Understanding the mechanical properties of bionanofilms is important in terms of identifying their durability. The primary focus of this study is to examine the effect of water vapor annealed silk fibroin on the indentation modulus and hardness of graphene oxide-silk fibroin (GO-SF) bionanofilms through nanoindentation experiments and finite element analysis (FEA). The GO-SF bionanofilms were fabricated using the layer-by-layer technique. The water vapor annealing process was employed to enhance the interfacial properties between the GO and SF layers, and the mechanical properties of the GO-SF bionanofilms were found to be affected by this process. By employing water vapor annealing, the indentation modulus and hardness of the GO-SF bionanofilms can be improved. Furthermore, the FEA models of the GO-SF bionanofilms were developed to simulate the details of the mechanical behaviors of the GO-SF bionanofilms.
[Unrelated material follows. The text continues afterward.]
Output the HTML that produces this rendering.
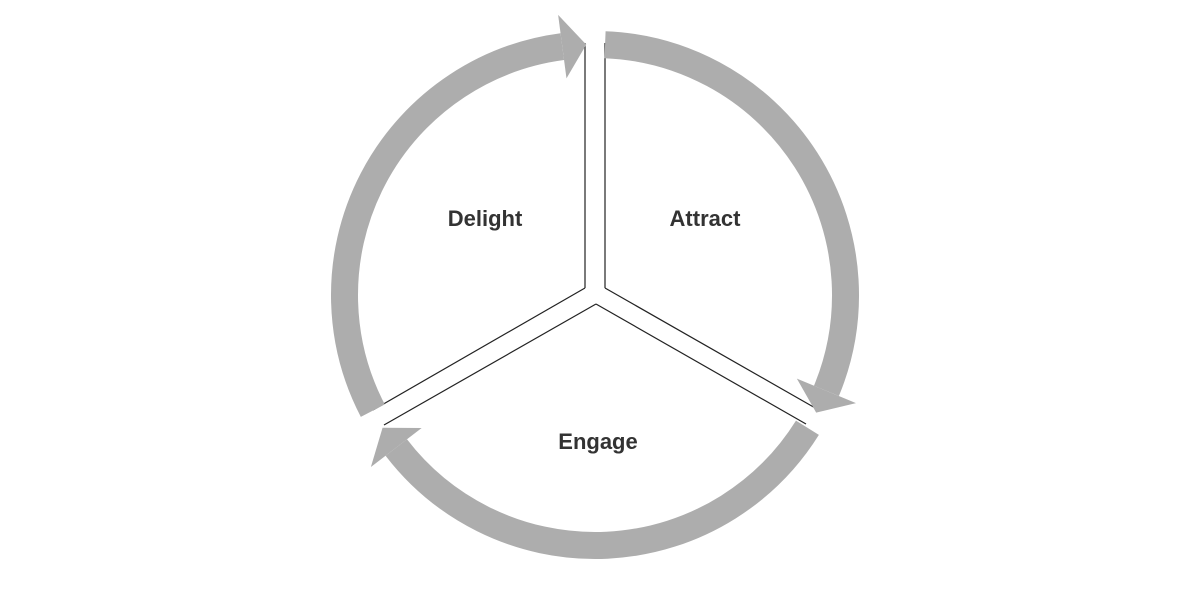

The difference in the stress and strain distribution inside the GO-SF bionanofilms before and after annealing was analyzed. In addition, the load-displacement curves that were obtained by the developed FEA model conformed well with the results from the nanoindentation tests. In summary, this study presents the mechanism of improving the indentation modulus and hardness of the GO-SF bionanofilms through the water vapor annealing process, which is established with the FEA simulation models.